Battery life: this varies, too. Most corded cleaners have multiple power settings, with the lowest power modes giving you a longer run time at the expense of cleaning performance (typically 30 minutes plus); high-power modes can suck the dust out of anything, but sub-ten-minute runtimes are par for the course.
Run time: to get the most out of a cordless cleaner, you need to balance the power modes you’re using. Don’t worry too much about run time, as 30 minutes or more is quite a lot of time, particularly when you’re only using the vacuum in comparatively short bursts. The main downside is that for larger houses, the run time of a cordless cleaner may not be good enough for a single cleaning sessions. You’ll either have to adjust your routine to allow for charging inbetween cleaning or opt for a corded model for larger jobs.
Auto-shutoff: cordless cleaners also tend to have one major weakness for some jobs: they typically have an auto shutoff when the cleaner is clogged or air is not moving through them properly. That’s generally very clever but there are a couple of scenarios where this isn’t the best option. First, if you use vacuum bags for storage, then a cordless cleaner will turn off before it has sucked the air out and compressed everything. And, if you have a drill vacuum attachment to suck out dust, preventing it falling to the floor, then a cordless vacuum cleaner may turn off. Plus, many have triggers making it impossible to turn them on constantly.
What power mode is best?
All cordless vacuum cleaners have several power modes available, with low-power modes designed to increase battery life at the reduction of suction power; more powerful settings up the suction power but reduce battery power. There’s often a setting or two in the middle, so which one do you go for? While this varies between cleaner to cleaner, we can give some basic guides here.
- First, the high setting, often called Turbo or Max, will generate a lot of suction but gives you a run-time in minutes. Use this for sucking up stubborn dirt that’s left behind by the other modes. Only use this mode sparingly, as you’ll run out of battery before you manage to clean everything. The standard (the lower setting of two on some cleaners, or the middle option on others) is good for general cleaning up, and you should find that this works well on most surfaces for a regular clean.
- Try the lowest setting or Eco mode if available on surfaces where high suction isn’t as needed. For example, on hard floors the dirt tends not to get trapped in the flooring, so you can get away with less suction and still pick up everything.
Bagged or bagless?
Most cordless vacuum cleaners are bagless models, collecting dust in a bin that you can empty and reuse over and over again, but there are an increasing number of bagged models coming out. So, which is best? Well, the answer depends on your needs.

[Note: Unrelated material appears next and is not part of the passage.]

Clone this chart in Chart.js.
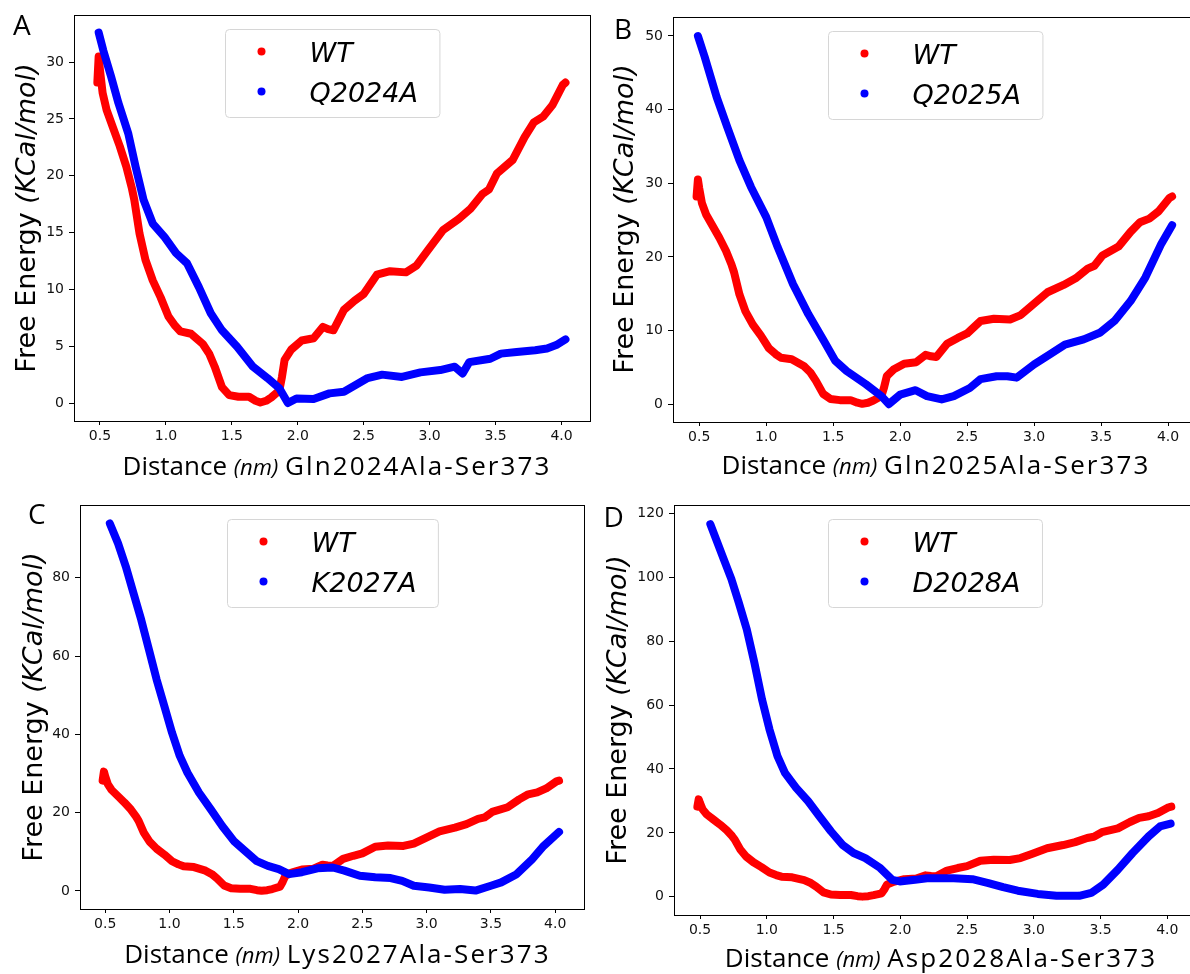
<!DOCTYPE html>
<html><head><meta charset="utf-8">
<script src="https://cdn.jsdelivr.net/npm/chart.js@4.4.1/dist/chart.umd.min.js"></script>
<style>
html,body{margin:0;padding:0;background:#fff;overflow:hidden;width:1190px;height:974px;position:relative;}
.panel{position:absolute;}
.panel canvas{position:absolute;left:0;top:0;}
.lbl{position:absolute;font-family:"Open Sans",sans-serif;font-size:28px;line-height:28px;color:#000;}
.xt{position:absolute;font-family:"Open Sans",sans-serif;font-size:26px;line-height:26px;white-space:nowrap;text-align:center;width:600px;color:#000;}
.xt i{font-size:22px;}
.xt .r{letter-spacing:2.1px;}
.yt{position:absolute;font-family:"DejaVu Sans",sans-serif;font-size:27px;line-height:27px;white-space:nowrap;color:#000;transform:translate(-50%,-50%) rotate(-90deg);}
</style></head>
<body>
<script>
// ---- data ----
const xTickValues = [0.5, 1.0, 1.5, 2.0, 2.5, 3.0, 3.5, 4.0];

const wtDistance = [0.48,0.49,0.50,0.52,0.55,0.60,0.65,0.70,0.74,0.76,0.80,0.845,0.90,0.96,1.02,1.07,1.11,1.19,1.28,1.33,1.37,1.425,1.48,1.55,1.63,1.68,1.716,1.76,1.80,1.86,1.88,1.90,1.95,2.03,2.12,2.19,2.23,2.27,2.35,2.43,2.50,2.60,2.70,2.82,2.90,2.99,3.10,3.22,3.31,3.40,3.45,3.51,3.63,3.72,3.79,3.86,3.93,4.01,4.03];
const wtEnergy   = [28.2,30.5,29.3,27.3,25.8,24.2,22.6,20.8,19.0,17.9,14.9,12.6,10.8,9.3,7.6,6.8,6.3,6.1,5.2,4.3,3.2,1.4,0.7,0.55,0.55,0.2,0.05,0.2,0.5,1.1,2.3,3.8,4.7,5.5,5.7,6.7,6.5,6.4,8.2,9.0,9.6,11.3,11.6,11.5,12.1,13.5,15.2,16.2,17.1,18.4,18.8,20.2,21.4,23.4,24.7,25.2,26.2,28.0,28.2];

const q2024aDistance = [0.49,0.526,0.585,0.64,0.715,0.77,0.83,0.90,0.99,1.077,1.16,1.25,1.34,1.425,1.54,1.66,1.77,1.86,1.925,1.99,2.12,2.24,2.35,2.53,2.64,2.79,2.93,3.08,3.19,3.25,3.30,3.46,3.54,3.66,3.80,3.89,3.96,4.03];
const q2024aEnergy   = [32.6,31.0,28.7,26.4,23.7,20.8,17.9,15.8,14.6,13.2,12.3,10.2,7.9,6.4,4.95,3.2,2.2,1.3,0.0,0.4,0.35,0.85,1.0,2.2,2.5,2.3,2.7,2.9,3.2,2.6,3.6,3.9,4.35,4.5,4.65,4.8,5.1,5.6];

const q2025aDistance = [0.49,0.54,0.63,0.71,0.80,0.886,1.0,1.086,1.20,1.315,1.43,1.515,1.60,1.744,1.86,1.915,2.0,2.115,2.20,2.31,2.40,2.52,2.60,2.72,2.80,2.87,3.0,3.12,3.23,3.37,3.49,3.60,3.72,3.83,3.95,4.03];
const q2025aEnergy   = [50.0,47.2,41.7,37.6,33.1,29.5,25.4,21.3,16.3,12.2,8.6,5.9,4.5,2.7,1.1,0.0,1.3,1.9,1.1,0.64,1.1,2.2,3.4,3.8,3.8,3.6,5.4,6.8,8.1,8.8,9.7,11.3,14.0,17.2,21.8,24.3];

const k2027aDistance = [0.536,0.60,0.66,0.72,0.78,0.84,0.90,0.96,1.02,1.08,1.14,1.23,1.32,1.41,1.50,1.586,1.675,1.765,1.85,1.93,2.03,2.15,2.27,2.36,2.48,2.60,2.72,2.81,2.90,3.02,3.14,3.26,3.38,3.50,3.58,3.70,3.82,3.91,4.03];
const k2027aEnergy   = [93.9,88.8,82.9,76.1,69.3,61.7,54.0,47.2,40.4,34.5,30.2,25.1,20.9,16.6,12.8,10.3,7.7,6.4,5.6,4.3,4.8,5.8,6.0,5.2,3.9,3.5,3.3,2.6,1.35,0.9,0.3,0.5,0.1,1.35,2.2,4.3,8.1,11.5,15.1];

const d2028aDistance = [0.577,0.62,0.678,0.735,0.79,0.85,0.907,0.964,1.02,1.08,1.136,1.22,1.31,1.394,1.48,1.566,1.65,1.738,1.85,1.94,1.996,2.11,2.20,2.40,2.54,2.66,2.77,2.88,3.03,3.17,3.34,3.43,3.52,3.63,3.74,3.86,3.945,4.025];
const d2028aEnergy   = [116.6,111.9,105.6,99.4,92.1,83.7,73.3,61.8,52.4,44.0,38.8,34.1,29.9,25.2,20.5,16.3,13.7,12.1,9.0,5.3,4.8,5.3,5.8,5.8,5.5,4.3,3.0,1.9,0.9,0.3,0.3,1.2,3.8,8.5,13.7,18.9,22.0,22.9];

const yTicksA = [0,5,10,15,20,25,30];
const yTicksB = [0,10,20,30,40,50];
const yTicksC = [0,20,40,60,80];
const yTicksD = [0,20,40,60,80,100,120];

const mutantLabels = ['Q2024A','Q2025A','K2027A','D2028A'];
const pairTitles = ['Gln2024Ala-Ser373','Gln2025Ala-Ser373','Lys2027Ala-Ser373','Asp2028Ala-Ser373'];
const panelLetters = ['A','B','C','D'];

// ---- plugins ----
const framePlugin = {
  id: 'frame',
  afterDatasetsDraw(chart) {
    const {ctx, chartArea: a} = chart;
    ctx.save();
    ctx.strokeStyle = '#000';
    ctx.lineWidth = 1;
    ctx.strokeRect(Math.round(a.left) + 0.5, Math.round(a.top) + 0.5, Math.round(a.right - a.left), Math.round(a.bottom - a.top));
    ctx.restore();
  }
};
const innerLegend = {
  id: 'innerLegend',
  afterDraw(chart) {
    const {ctx, chartArea: a} = chart;
    const ds = chart.data.datasets;
    ctx.save();
    ctx.font = 'italic 27px "DejaVu Sans"';
    const tw = Math.max(...ds.map(d => ctx.measureText(d.label).width));
    const w = 84 + tw + 22, h = 88;
    const x0 = Math.round((a.left + a.right) / 2 - w / 2) + 0.5, y0 = Math.round(a.top + 14) + 0.5;
    ctx.beginPath();
    ctx.roundRect(x0, y0, w, h, 4);
    ctx.fillStyle = 'rgba(255,255,255,0.85)';
    ctx.fill();
    ctx.strokeStyle = '#d6d6d6';
    ctx.lineWidth = 1;
    ctx.stroke();
    ds.forEach((d, i) => {
      const cy = y0 + 22 + i * 40;
      ctx.beginPath();
      ctx.arc(x0 + 36, cy, 4, 0, Math.PI * 2);
      ctx.fillStyle = d.borderColor;
      ctx.fill();
      ctx.fillStyle = '#000';
      ctx.textBaseline = 'alphabetic';
      ctx.textAlign = 'left';
      ctx.fillText(d.label, x0 + 84, cy + 10);
    });
    ctx.restore();
  }
};

// ---- layout of panels ----
const panels = [
  {left:0,   top:0,   w:595, h:480, yW:74, padTop:15, padRight:5,  xH:59, xmin:0.303, xmax:4.216, ymin:-1.58, ymax:34.15, yTicks:yTicksA, mx:q2024aDistance, my:q2024aEnergy,
   yt:{cx:25, cy:218}, xt:{cx:337, base:475}, lt:{x:13, y:10}},
  {left:595, top:0,   w:605, h:480, yW:78, padTop:17, padRight:3,  xH:58, xmin:0.304, xmax:4.216, ymin:-2.42, ymax:52.58, yTicks:yTicksB, mx:q2025aDistance, my:q2025aEnergy,
   yt:{cx:622.5, cy:219}, xt:{cx:936, base:473.5}, lt:{x:614, y:13.5}},
  {left:0,   top:480, w:595, h:494, yW:80, padTop:25, padRight:11, xH:65, xmin:0.304, xmax:4.224, ymin:-4.6, ymax:98.6, yTicks:yTicksC, mx:k2027aDistance, my:k2027aEnergy,
   yt:{cx:32, cy:707}, xt:{cx:337.5, base:963.3}, lt:{x:28, y:498.5}},
  {left:595, top:480, w:605, h:494, yW:79, padTop:25, padRight:4,  xH:59, xmin:0.305, xmax:4.215, ymin:-5.7, ymax:122.6, yTicks:yTicksD, mx:d2028aDistance, my:d2028aEnergy,
   yt:{cx:616, cy:710}, xt:{cx:941, base:966.7}, lt:{x:603.5, y:502}}
];

const toPts = (xs, ys) => xs.map((x, i) => ({x, y: ys[i]}));
const tickFont = {family: 'DejaVu Sans', size: 14};

panels.forEach((p, k) => {
  const div = document.createElement('div');
  div.className = 'panel';
  div.style.left = p.left + 'px'; div.style.top = p.top + 'px';
  div.style.width = p.w + 'px'; div.style.height = p.h + 'px';
  const cv = document.createElement('canvas');
  cv.width = p.w; cv.height = p.h;
  cv.style.width = p.w + 'px'; cv.style.height = p.h + 'px';
  div.appendChild(cv);
  document.body.appendChild(div);

  const lineStyle = {showLine:true, pointRadius:0, borderWidth:8, borderCapStyle:'round', borderJoinStyle:'round', fill:false, tension:0};
  new Chart(cv, {
    type: 'scatter',
    data: {
      datasets: [
        Object.assign({label:'WT', data: toPts(wtDistance, wtEnergy), borderColor:'#ff0000', backgroundColor:'#ff0000', order:1}, lineStyle),
        Object.assign({label: mutantLabels[k], data: toPts(p.mx, p.my), borderColor:'#0000ff', backgroundColor:'#0000ff', order:0}, lineStyle)
      ]
    },
    options: {
      responsive:false, animation:false, devicePixelRatio:1,
      layout:{padding:{left:0, top:p.padTop, right:p.padRight, bottom:0}},
      plugins:{legend:{display:false}, tooltip:{enabled:false}},
      scales:{
        x:{type:'linear', min:p.xmin, max:p.xmax,
          afterBuildTicks: ax => { ax.ticks = xTickValues.map(v => ({value:v})); },
          afterFit: s => { s.height = p.xH; },
          grid:{drawOnChartArea:false, drawTicks:true, tickLength:4, color:'#000'},
          border:{display:true, color:'#000', width:1},
          ticks:{font:tickFont, color:'#111', padding:3, maxRotation:0, autoSkip:false, callback:v => Number(v).toFixed(1)}},
        y:{type:'linear', min:p.ymin, max:p.ymax,
          afterBuildTicks: ax => { ax.ticks = p.yTicks.map(v => ({value:v})); },
          afterFit: s => { s.width = p.yW; },
          grid:{drawOnChartArea:false, drawTicks:true, tickLength:5, color:'#000'},
          border:{display:true, color:'#000', width:1},
          ticks:{font:tickFont, color:'#111', padding:5, autoSkip:false, callback:v => String(v)}}
      }
    },
    plugins:[framePlugin, innerLegend]
  });

  // panel letter
  const l = document.createElement('div');
  l.className = 'lbl'; l.textContent = panelLetters[k];
  l.style.left = p.lt.x + 'px'; l.style.top = p.lt.y + 'px';
  document.body.appendChild(l);

  // y-axis title
  const yt = document.createElement('div');
  yt.className = 'yt';
  yt.innerHTML = 'Free Energy <i>(KCal/mol)</i>';
  yt.style.left = p.yt.cx + 'px'; yt.style.top = p.yt.cy + 'px';
  document.body.appendChild(yt);

  // x-axis title
  const xt = document.createElement('div');
  xt.className = 'xt';
  xt.innerHTML = 'Distance <i>(nm)</i> <span class="r">' + pairTitles[k] + '</span>';
  xt.style.left = (p.xt.cx - 300) + 'px'; xt.style.top = (p.xt.base - 23) + 'px';
  document.body.appendChild(xt);
});
</script>
</body></html>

Bagless cleaners have the advantage that you don’t have to pay for bags, so once you’ve bought the cleaner, you can just keep emptying it and using it time and time again.
The downside is that the bin can get quite dirty and you can spill dust when you’re emptying it. If you’ve got allergies, having dust go everywhere isn’t particularly helpful: you may end up vacuuming up dust again to clear up the mess caused by emptying. The second downside is that the dust tends to fill up the filters quicker, so you have to keep an eye on these to make sure that you get maximum suction.
Bagged cleaners have the disadvantage that you have to pay for additional bags, throwing away one when it fills up. This is an extra hassle and cost. If you forget to buy new bags, then you can’t use your cleaner. However, there are a couple of advantages. First, bagged cleaners are easier to empty, and they keep the dust sealed in, which can be useful for allergy sufferers. Secondly, the bag acts as a secondary filter, so you’ll typically need to clean your vacuum’s other filters less regularly.